Why a Plaintext Habit Tracker
There are approximately one thousand habit-tracking apps. Most of them want you to sign up, subscribe, sync to a server, and engage with a streak counter for gamification. Some of them are genuinely well-made. I've enjoyed more than a few in the past. But all of them store your data somewhere you cannot easily review it and use elsewhere.
The friction isn't the app itself — it's the feeling that the data I'm generating is being held somewhere at arm's length from me, behind an interface someone else controls. If I want to know how often I logged "gym" in March, I need to open the app, navigate to a chart, and hope the visualization agrees with my question. I cannot just look at the file.
So I built a habit tracker that prioritizes the data over the visuals. The data's all stored in .txt files, making them one of the most universal and portable formats I could think of.

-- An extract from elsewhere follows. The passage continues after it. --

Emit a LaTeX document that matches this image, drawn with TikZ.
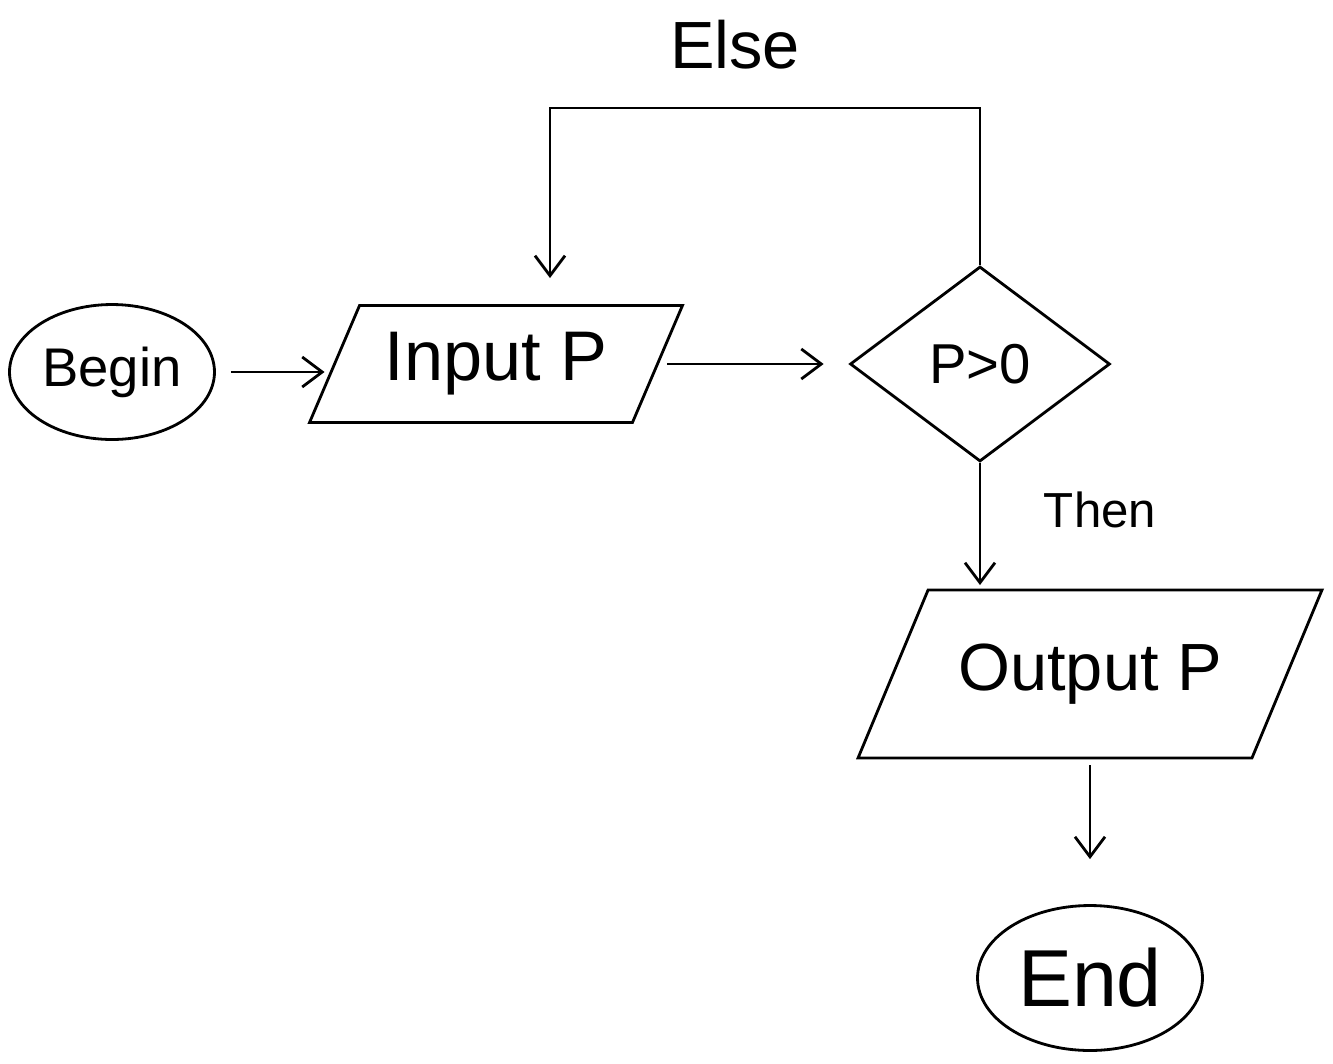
\documentclass[tikz,border=0pt]{standalone}
\usepackage{fontspec}
\setmainfont{Liberation Sans}
\usetikzlibrary{shapes.geometric,arrows.meta,calc}
\begin{document}
\begin{tikzpicture}[x=0.02cm,y=-0.02cm,
  line width=1.6pt,
  term/.style={draw,ellipse,inner sep=0pt},
  iobody/.style={rectangle,inner sep=0pt,outer sep=0pt},
  decision/.style={draw,diamond,inner sep=0pt},
  flow/.style={-{Straight Barb[length=0.4cm,width=0.6cm]}},
  lbl/.style={inner sep=0pt}
]
\useasboundingbox (0,0) rectangle (1333,1063);

% start / end terminals
\node[term,minimum width=4.1cm,minimum height=2.7cm,
  font=\fontsize{31}{35}\selectfont] (begin) at (112,372) {Begin};
\node[term,minimum width=4.5cm,minimum height=2.9cm,
  font=\fontsize{46}{50}\selectfont] (end) at (1090,978) {End};

% input / output: a text box framed by a parallelogram
\node[iobody,minimum width=7.46cm,minimum height=2.34cm,
  font=\fontsize{40}{44}\selectfont] (inp) at (496,364) {Input P};
\draw (inp.south west) -- ($(inp.north west)+(50,0)$) -- (inp.north east)
  -- ($(inp.south east)-(50,0)$) -- cycle;
\coordinate (inpL) at ($(inp.west)+(25,0)$);
\coordinate (inpR) at ($(inp.east)-(25,0)$);

\node[iobody,minimum width=9.28cm,minimum height=3.36cm,
  font=\fontsize{38}{42}\selectfont] (out) at (1090,674) {Output P};
\draw (out.south west) -- ($(out.north west)+(70,0)$) -- (out.north east)
  -- ($(out.south east)-(70,0)$) -- cycle;

% decision
\node[decision,minimum width=5.2cm,minimum height=3.9cm,
  font=\fontsize{32}{36}\selectfont] (dia) at (980,364) {P>0};

% corners of the loop back
\coordinate (loopR) at (980,108);
\coordinate (loopL) at (550,108);
\coordinate (loopEnd) at (550,278);

% connectors
\draw[flow,shorten <=0.3cm,shorten >=0.2cm] (begin.east) -- (begin.east -| inpL);
\draw[flow,shorten <=0.2cm,shorten >=0.5cm] (inpR) -- (dia.west);
\draw[flow] (dia.north) -- (loopR) -- (loopL) -- (loopEnd);
\draw[flow,shorten >=0.1cm] (dia.south) -- (dia.south |- out.north);
\draw[flow,shorten <=0.15cm,shorten >=0.9cm] (out.south) -- (end.north);

% branch labels
\node[lbl,font=\fontsize{38}{42}\selectfont] (elseLbl) at (735,45) {Else};
\node[lbl,font=\fontsize{28}{32}\selectfont] (thenLbl) at (1100,510) {Then};
\end{tikzpicture}
\end{document}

The Flipper Zero is usually in my pocket. While it's not as universal as a phone, my phone is a context-switching machine: opening an app on it is an invitation to get distracted by six other things. The Flipper is a dedicated device with a five-way D-pad and a back button. There's not much to be distracted by. I open the app, scroll to the habit, press OK, and I'm done.
Each habit is a .txt file. The filename serves as the habit name. Each entry is a timestamp appended to the end of the file:
2026-05-18 14:32
2026-05-18 19:45
2026-05-19 07:12
That's it. You can pull the file off the SD card and load it in any text editor on basically any machine that has ever existed. You can grep it, diff it, import it into a spreadsheet, feed it to a script, or read it directly with your own eyes. You can edit it manually if you made a mistake. Calculate whatever you want from it: frequency, time between entries, day of the week most completed on... whatever. There is no schema to learn, no API to query, no export button to find. Just data in a format that is easy to work with.
You don't even need to use it for habits specifically. It'll count anything, provided you don't need to log more than one entry per minute.
Does it actually work? Partially. The logging friction is generally low, so long as it isn't buried in your Flipper's app list.
What it doesn't do is remind me. There are no notifications or no systems that ping me when a habit is overdue. This is a deliberate non-feature — I have enough nagging notifications — but it does mean the tracker is passive. It records when I remember to log something. Whether that's enough depends on what you're trying to track. A future expansion plan would let me add entries to the .txt files via NFC stickers, which would let me place programmed stickers in locations that serve as reminders, or simply further reduce the barrier to logging entries.
For me, though, the app itself works as it is. The data is mine, it's readable, and the Flipper is already in my pocket. That's a reasonable starting point.